At the same time, if you have a function that you honestly expect to use at compile time, and you just haven't used it that way yet, marking it as constexpr might make considerably more sense.
Why I don't bother to try and put constexpr at every opportunity in list form, and in no particular order:
I don't write one-liner functions that often
when I write a one-liner it usually delegates to a non-constexpr function (e.g. std::get has come up several times recently)
the types they operate on aren't always literal types; yes, references are literal types, but if the referred type is not literal itself I can't really have any instance at compile-time anyway
the type they return aren't always literal
they simply are not all useful or even meaningful at compile-time in terms of their semantics
I like separating implementation from declaration
Constexpr functions have so many restrictions that they are a niche for special use only. Not an optimization, or a desirable super-set of functions in general. When I do write one, it's often because a metafunction or a regular function alone wouldn't have cut it and I have a special mindset for it. Constexpr functions don't taste like other functions.
I don't have a particular opinion or advice on constexpr constructors because I'm not sure I can fully wrap my mind around them and user-defined literals aren't yet available.
I tend to agree with Scott Meyers on this (as for most things): "Use constexpr whenever possible" (from Item 15 of Effective Modern C++), particularly if you are providing an API for others to use. It can be really disappointing when you wish to perform a compile-time initialization using a function, but can't because the library did not declare it constexpr. Furthermore, all classes and functions are part of an API, whether used by the world or just your team. So use it whenever you can, to widen its scope of usage.

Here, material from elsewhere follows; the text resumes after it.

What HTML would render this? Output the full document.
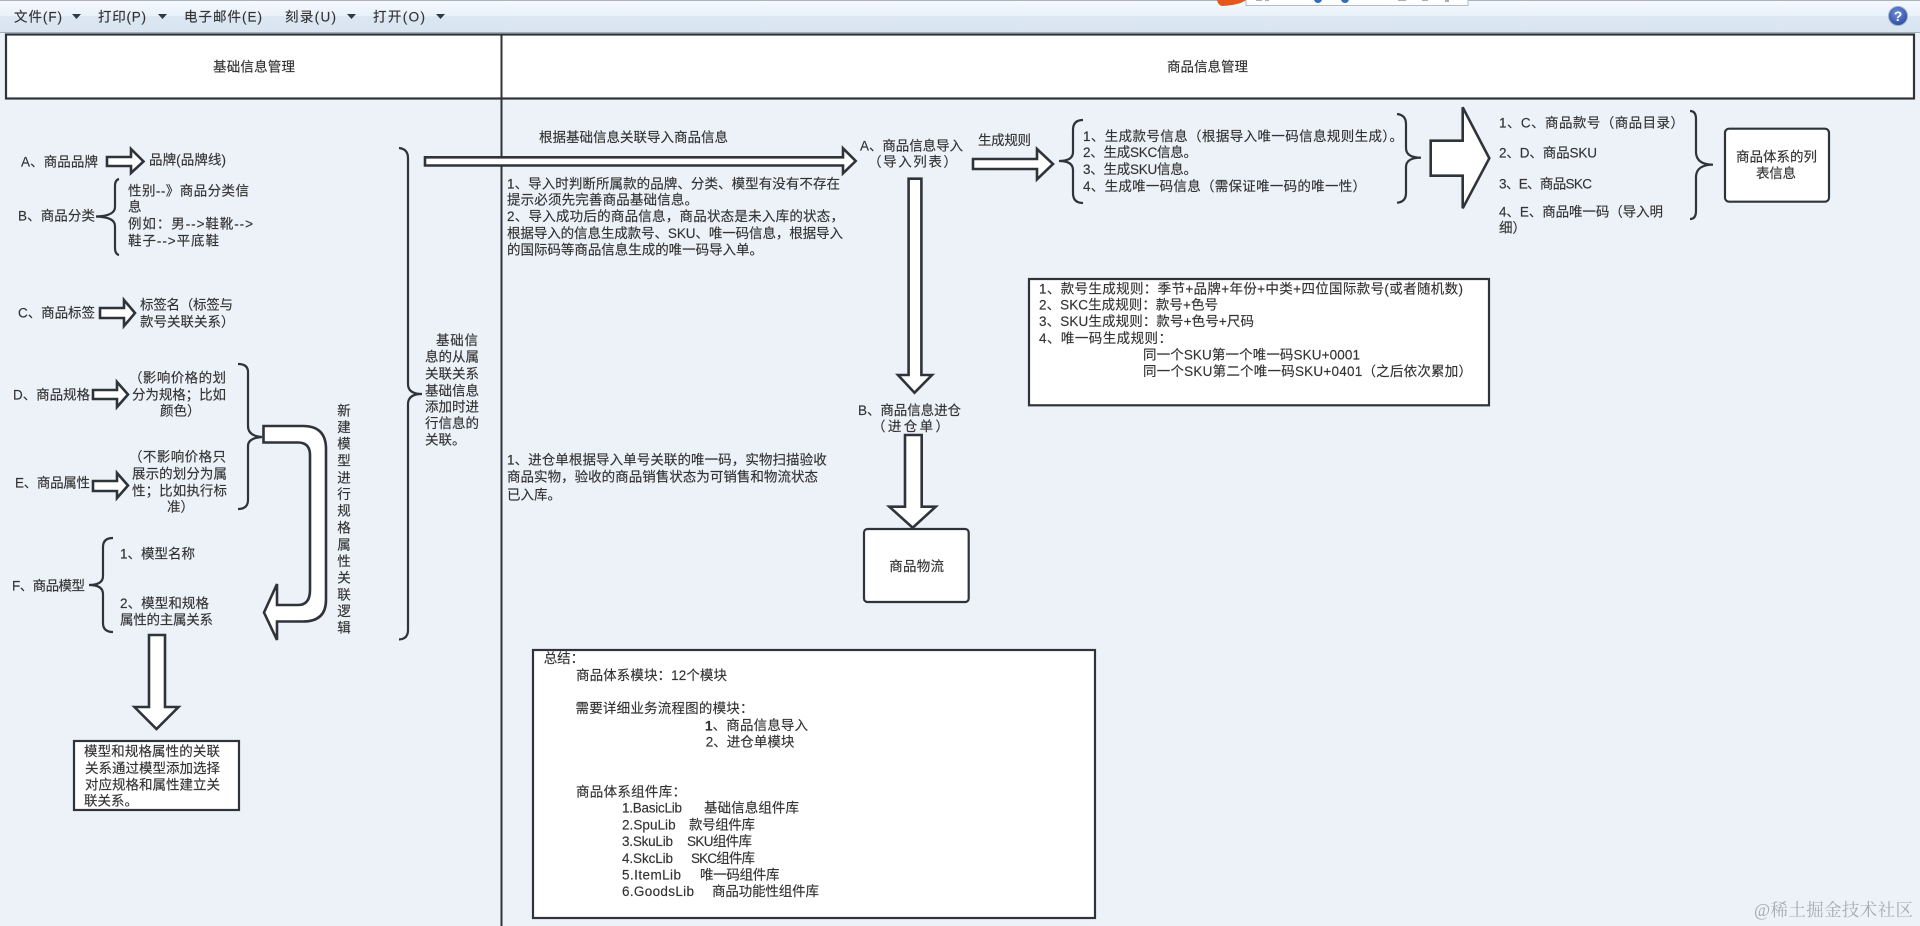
<!DOCTYPE html>
<html lang="zh-CN">
<head>
<meta charset="utf-8">
<title>商品体系</title>
<style>
html,body{margin:0;padding:0;width:1920px;height:926px;overflow:hidden;background:#edf2f9}
svg{display:block}
text{font-family:"Liberation Sans","Noto Sans CJK SC",sans-serif;font-size:13.5px;fill:#333;stroke:#333;stroke-width:.15;dominant-baseline:central}
.s{fill:#fff;stroke:#2f333a;stroke-width:2.2;stroke-linejoin:miter}
.a{fill:#fff;stroke:#2f333a;stroke-width:2.6;stroke-linejoin:miter}
.b{fill:none;stroke:#2f333a;stroke-width:2.2}
.w{font-family:"Liberation Serif","Noto Serif CJK SC",serif;font-size:17.5px;fill:#a8acb2;stroke:none}
</style>
</head>
<body>
<svg width="1920" height="926" viewBox="0 0 1920 926" xmlns="http://www.w3.org/2000/svg">
<defs>
<linearGradient id="tb" x1="0" y1="0" x2="0" y2="1">
<stop offset="0" stop-color="#f6f9fd"/><stop offset=".48" stop-color="#e9f1fa"/><stop offset=".5" stop-color="#dbe6f2"/><stop offset="1" stop-color="#d9e5f1"/>
</linearGradient>
<radialGradient id="hp" cx=".45" cy=".35" r=".7"><stop offset="0" stop-color="#6d8fd8"/><stop offset="1" stop-color="#2c47a0"/></radialGradient>
</defs>
<rect width="1920" height="926" fill="#edf2f9"/>
<!-- toolbar -->
<rect x="0" y="0" width="1920" height="33" fill="url(#tb)"/>
<rect x="0" y="0" width="1920" height="1" fill="#a8b4c0"/>
<rect x="0" y="32" width="1920" height="1" fill="#a0aebd"/>
<path d="M1217 0 H1246 Q1240 5 1222 6 Q1218 5 1217 0Z" fill="#e8571a"/>
<rect x="1246" y="-1" width="222" height="6.500" fill="#fff" stroke="#b4bcc6"/>
<circle cx="1318" cy="-1" r="4" fill="#2d6fb8"/><circle cx="1345" cy="-1" r="4" fill="#2d6fb8"/>
<path d="M1256 0 h6 v1 h-6Z M1265 0 h4 v1 h-4Z M1398 0 h8 v1 h-8Z M1422 0 h6 v1 h-6Z M1445 0 h4 v2 h-4Z" fill="#a8aeb6"/>
<text x="14" y="17" textLength="48">文件(F)</text><path d="M72 14 H81 L76.500 19Z" fill="#2f3a48"/>
<text x="98" y="17" textLength="48">打印(P)</text><path d="M158 14 H167 L162.500 19Z" fill="#2f3a48"/>
<text x="184" y="17" textLength="78">电子邮件(E)</text>
<text x="285" y="17" textLength="51">刻录(U)</text><path d="M347 14 H356 L351.500 19Z" fill="#2f3a48"/>
<text x="373" y="17" textLength="52">打开(O)</text><path d="M436 14 H445 L440.500 19Z" fill="#2f3a48"/>
<circle cx="1898" cy="16" r="9.500" fill="url(#hp)" stroke="#9fb0d0" stroke-width="1"/>
<text x="1898" y="16" text-anchor="middle" style="fill:#fff;stroke:none;font-weight:bold;font-size:14px">?</text>

<!-- lane headers -->
<rect x="6" y="34.500" width="1908" height="64" class="s"/>
<rect x="500.500" y="34" width="2" height="892" fill="#2f333a"/>
<text x="213" y="67" textLength="82">基础信息管理</text>
<text x="1167" y="67" textLength="81">商品信息管理</text>

<!-- left column -->
<text x="21" y="162" textLength="77">A、商品品牌</text>
<path class="a" d="M107 157 H131 V149 L143.500 161.500 L131 173 V166 H107Z"/>
<text x="149" y="160" textLength="77">品牌(品牌线)</text>

<text x="18" y="216" textLength="77">B、商品分类</text>
<path class="b" d="M119 179 Q115 180 115 186 V207 Q115 216 96 216.500 Q115 217 115 226 V248 Q115 254 119 255"/>
<text x="128" y="191" textLength="121">性别--》商品分类信</text>
<text x="128" y="207">息</text>
<text x="128" y="224" textLength="125">例如：男--&gt;鞋靴--&gt;</text>
<text x="128" y="241" textLength="91">鞋子--&gt;平底鞋</text>

<text x="18" y="313" textLength="77">C、商品标签</text>
<path class="a" d="M100 308 H124 V300 L135 313 L124 326 V318 H100Z"/>
<text x="140" y="305" textLength="93">标签名（标签与</text>
<text x="140" y="322">款号关联关系）</text>

<text x="13" y="395" textLength="77">D、商品规格</text>
<path class="a" d="M93 390 H117 V382 L128 394.500 L117 407 V399 H93Z"/>
<text x="129" y="378" textLength="97">（影响价格的划</text>
<text x="132" y="395" textLength="94">分为规格；比如</text>
<text x="160" y="411">颜色）</text>

<text x="15" y="483" textLength="75">E、商品属性</text>
<path class="a" d="M93 481 H117 V473 L128 485.500 L117 498 V491 H93Z"/>
<text x="129" y="457" textLength="97">（不影响价格只</text>
<text x="132" y="474" textLength="95">展示的划分为属</text>
<text x="132" y="491" textLength="95">性；比如执行标</text>
<text x="167" y="507">准）</text>

<path class="b" d="M238 364 Q248 364 248 372 V426 Q248 436 262 437 Q248 438 248 446 V500 Q248 509 238 509"/>
<path class="a" d="M263.500 426 H303 Q326 426 326 449 V600 Q326 621.500 303 621.500 H277 V640 L264 612.500 L277 584 V605 H298 Q310 605 310 590 V455 Q310 442.500 298 442.500 H263.500Z"/>

<g text-anchor="middle">
<text x="344" y="411">新</text><text x="344" y="427.500">建</text><text x="344" y="444">模</text><text x="344" y="461">型</text><text x="344" y="478">进</text><text x="344" y="494.500">行</text><text x="344" y="511">规</text><text x="344" y="528">格</text><text x="344" y="545">属</text><text x="344" y="561.500">性</text><text x="344" y="578">关</text><text x="344" y="595">联</text><text x="344" y="611.500">逻</text><text x="344" y="628">辑</text>
</g>

<text x="12" y="586" textLength="73">F、商品模型</text>
<path class="b" d="M113 538 Q103 538 103 547 V576 Q103 585 89 585 Q103 585 103 594 V623 Q103 632 113 632"/>
<text x="120" y="554" textLength="75">1、模型名称</text>
<text x="120" y="603.700" textLength="89">2、模型和规格</text>
<text x="120" y="620" textLength="93">属性的主属关系</text>

<path class="a" d="M149 635 H165 V707 H178.500 L156.500 729 L134.500 707 H149Z"/>
<rect x="74" y="741" width="165" height="69" class="s"/>
<text x="84" y="751.700" textLength="136">模型和规格属性的关联</text>
<text x="85" y="768.500" textLength="135">关系通过模型添加选择</text>
<text x="85" y="785" textLength="135">对应规格和属性建立关</text>
<text x="84" y="801">联关系。</text>

<path class="b" d="M399 148 Q408 149 408 158 V384 Q408 394 422 394 Q408 394 408 404 V630 Q408 639 399 639.500"/>
<text x="436" y="340.700" textLength="42">基础信</text>
<text x="425" y="357" textLength="54">息的从属</text>
<text x="425" y="374" textLength="54">关联关系</text>
<text x="425" y="391" textLength="54">基础信息</text>
<text x="425" y="407" textLength="54">添加时进</text>
<text x="425" y="423.700" textLength="54">行信息的</text>
<text x="425" y="440">关联。</text>

<!-- right lane -->
<path class="a" d="M425 157.300 H843 V148.300 L855.700 161 L843 173.300 V165.500 H425Z"/>
<text x="539" y="137.700" textLength="189">根据基础信息关联导入商品信息</text>
<text x="860" y="146" textLength="103">A、商品信息导入</text>
<text x="868" y="162" textLength="89">（导入列表）</text>
<text x="978" y="140.700" textLength="53">生成规则</text>
<path class="a" d="M973 159 H1037 V149 L1053 164 L1037 179.300 V169 H973Z"/>

<text x="507" y="184" textLength="333">1、导入时判断所属款的品牌、分类、模型有没有不存在</text>
<text x="507" y="200" textLength="191">提示必须先完善商品基础信息。</text>
<text x="507" y="216.700" textLength="337">2、导入成功后的商品信息，商品状态是未入库的状态，</text>
<text x="507" y="233.700" textLength="336">根据导入的信息生成款号、SKU、唯一码信息，根据导入</text>
<text x="507" y="250" textLength="256">的国际码等商品信息生成的唯一码导入单。</text>

<path class="a" d="M908.600 178.700 H921.400 V375 H932 L914.500 392.700 L898 375 H908.600Z"/>
<text x="858" y="410.700" textLength="103">B、商品信息进仓</text>
<text x="872" y="426.700" textLength="77">（进仓单）</text>
<path class="a" d="M905 435 H921.700 V506.700 H935.700 L912.700 527.700 L889.300 506.700 H905Z"/>
<rect x="864" y="529" width="104.700" height="73" rx="3.500" class="s"/>
<text x="889.300" y="566.700" textLength="54.700">商品物流</text>

<text x="507" y="460" textLength="319.700">1、进仓单根据导入单号关联的唯一码，实物扫描验收</text>
<text x="507" y="477" textLength="311">商品实物，验收的商品销售状态为可销售和物流状态</text>
<text x="507" y="495">已入库。</text>

<path class="b" d="M1083 120 Q1073 120 1073 130 V152 Q1073 161 1059 161 Q1073 161 1073 170 V193 Q1073 203 1083 203"/>
<text x="1083" y="136.700" textLength="320">1、生成款号信息（根据导入唯一码信息规则生成）。</text>
<text x="1083" y="152.700" textLength="114">2、生成SKC信息。</text>
<text x="1083" y="169.300" textLength="114">3、生成SKU信息。</text>
<text x="1083" y="186.700" textLength="283">4、生成唯一码信息（需保证唯一码的唯一性）</text>
<path class="b" d="M1397 114 Q1406 115 1406 124 V148 Q1406 157.700 1421 157.700 Q1406 157.700 1406 167 V193 Q1406 202 1397 202.700"/>
<path class="a" d="M1430.700 140.700 H1462.700 V107.300 L1489.300 158.300 L1462.700 208.300 V175.700 H1430.700Z"/>

<rect x="1029" y="279" width="460" height="126.300" class="s"/>
<text x="1039" y="289" textLength="424">1、款号生成规则：季节+品牌+年份+中类+四位国际款号(或者随机数)</text>
<text x="1039" y="305" textLength="179">2、SKC生成规则：款号+色号</text>
<text x="1039" y="321.700" textLength="215">3、SKU生成规则：款号+色号+尺码</text>
<text x="1039" y="338.300" textLength="133">4、唯一码生成规则：</text>
<text x="1143" y="355" textLength="217">同一个SKU第一个唯一码SKU+0001</text>
<text x="1143" y="371.700" textLength="329">同一个SKU第二个唯一码SKU+0401（之后依次累加）</text>

<text x="1499" y="123" textLength="185">1、C、商品款号（商品目录）</text>
<text x="1499" y="153" textLength="98">2、D、商品SKU</text>
<text x="1499" y="184" textLength="93">3、E、商品SKC</text>
<text x="1499" y="212" textLength="164">4、E、商品唯一码（导入明</text>
<text x="1499" y="228">细）</text>
<path class="b" d="M1690 111 Q1696 111 1696 119 V153 Q1697 164.700 1713 164.700 Q1697 164.700 1696 176 V211 Q1696 219 1690 219"/>
<rect x="1725" y="128.700" width="104" height="73" rx="4" class="s"/>
<text x="1736" y="157" textLength="81">商品体系的列</text>
<text x="1756" y="173.500" textLength="40">表信息</text>

<!-- summary -->
<rect x="533" y="650" width="562" height="268" class="s"/>
<text x="543.700" y="658.300">总结：</text>
<text x="576" y="675.700" textLength="151">商品体系模块：12个模块</text>
<text x="575.500" y="708.700" textLength="178">需要详细业务流程图的模块：</text>
<text x="705" y="725.700" textLength="103"><tspan font-weight="bold">1</tspan>、商品信息导入</text>
<text x="705.700" y="742" textLength="88.700">2、进仓单模块</text>
<text x="576" y="792" textLength="110">商品体系组件库：</text>
<text x="622" y="808" textLength="60">1.BasicLib</text><text x="704" y="808" textLength="95">基础信息组件库</text>
<text x="622" y="825" textLength="53.600">2.SpuLib</text><text x="689" y="825" textLength="66">款号组件库</text>
<text x="622" y="841.700" textLength="51">3.SkuLib</text><text x="687" y="841.700" textLength="65">SKU组件库</text>
<text x="622" y="858.300" textLength="51">4.SkcLib</text><text x="691" y="858.300" textLength="64">SKC组件库</text>
<text x="622" y="875" textLength="59">5.ItemLib</text><text x="700" y="875" textLength="79.500">唯一码组件库</text>
<text x="622" y="891.700" textLength="72">6.GoodsLib</text><text x="712" y="891.700" textLength="107">商品功能性组件库</text>

<text class="w" x="1754" y="910" textLength="159">@稀土掘金技术社区</text>
</svg>
</body>
</html>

// Free cup of coffee to the API author, for using constexpr
// on Rect3 ctor, Point3 ctor, and Point3::operator*
constexpr Rect3 IdealSensorBounds = Rect3(Point3::Zero, MaxSensorRange * 0.8);
That said, constexpr is part of the interface, so if the interface does not naturally fit something that can be constexpr, don't commit to it, lest you have to break the API later. That is, don't commit constexpr to the interface just because the current, only implementation can handle it.
Yes. I believe putting such constness is always a good practice wherever you can. For example in your class if a given method is not modifying any member then you always tend to put a const keyword in the end.
Apart from the language aspect, mentioning constness is also a good indication to the future programmer / reviewer that the expression is having const-ness within that region. It relates to good coding practice and adds to readability also. e.g. (from #Luc)
constexpr int& f(int& i) { return get(i); }
Now putting constexpr suggests that get() must also be a constexpr.
I don't see any problem or implication due constexpr.
Edit: There is an added advantage of constexpr is that you can use them as template argument in some situations.